Initialize gdbm system. If the file has a size of zero bytes, a file initialization procedure is performed, setting up the initial structure in the file.

The procedure for opening a gdbm file is:


dbf = gdbm_open(name, block_size, flags, mode, fatal_func);

The parameters are:

char *name
The name of the file (the complete name, gdbm does not append any characters to this name).
int block_size
It is used during initialization to determine the size of various constructs. It is the size of a single transfer from disk to memory. This parameter is ignored if the file has been previously initialized. The minimum size is 512. If the value is less than 512, the file system blocksize is used, otherwise the value of block_size is used.
int flags
If flags is set to GDBM_READER, the user wants to just read the database and any call to gdbm_store or gdbm_delete will fail.
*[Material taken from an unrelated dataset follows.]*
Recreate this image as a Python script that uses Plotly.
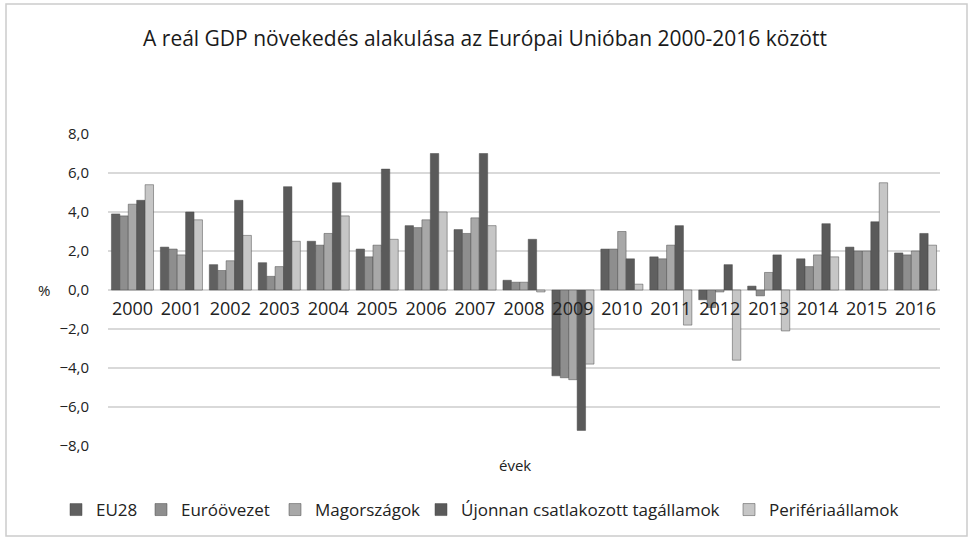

Many readers can access the database at the same time. If flags is set to GDBM_WRITER, the user wants both read and write access to the database and requires exclusive access. If flags is set to GDBM_WRCREAT, the user wants both read and write access to the database and if the database does not exist, create a new one. If flags is set to GDBM_NEWDB, the user want a new database created, regardless of whether one existed, and wants read and write access to the new database. The following may also be logically or'd into the database flags: GDBM_SYNC, which causes all database operations to be synchronized to the disk, and GDBM_NOLOCK, which prevents the library from performing any locking on the database file. The option GDBM_FAST is now obsolete, since gdbm defaults to no-sync mode. Any error detected will cause a return value of NULL and an appropriate value will be in gdbm_errno (see Variables). If no errors occur, a pointer to the gdbm file descriptor will be returned.
int mode
File mode (see chmod(2) and open(2) if the file is created).
void (*fatal_func) ()
A function for gdbm to call if it detects a fatal error. The only parameter of this function is a string. If the value of NULL is provided, gdbm will use a default function.

The return value, dbf, is the pointer needed by all other functions to access that gdbm file. If the return is the NULL pointer, gdbm_open was not successful. The errors can be found in gdbm_errno for gdbm errors and in errno for file system errors (for error codes, see gdbm.h).

In all of the following calls, the parameter dbf refers to the pointer returned from gdbm_open.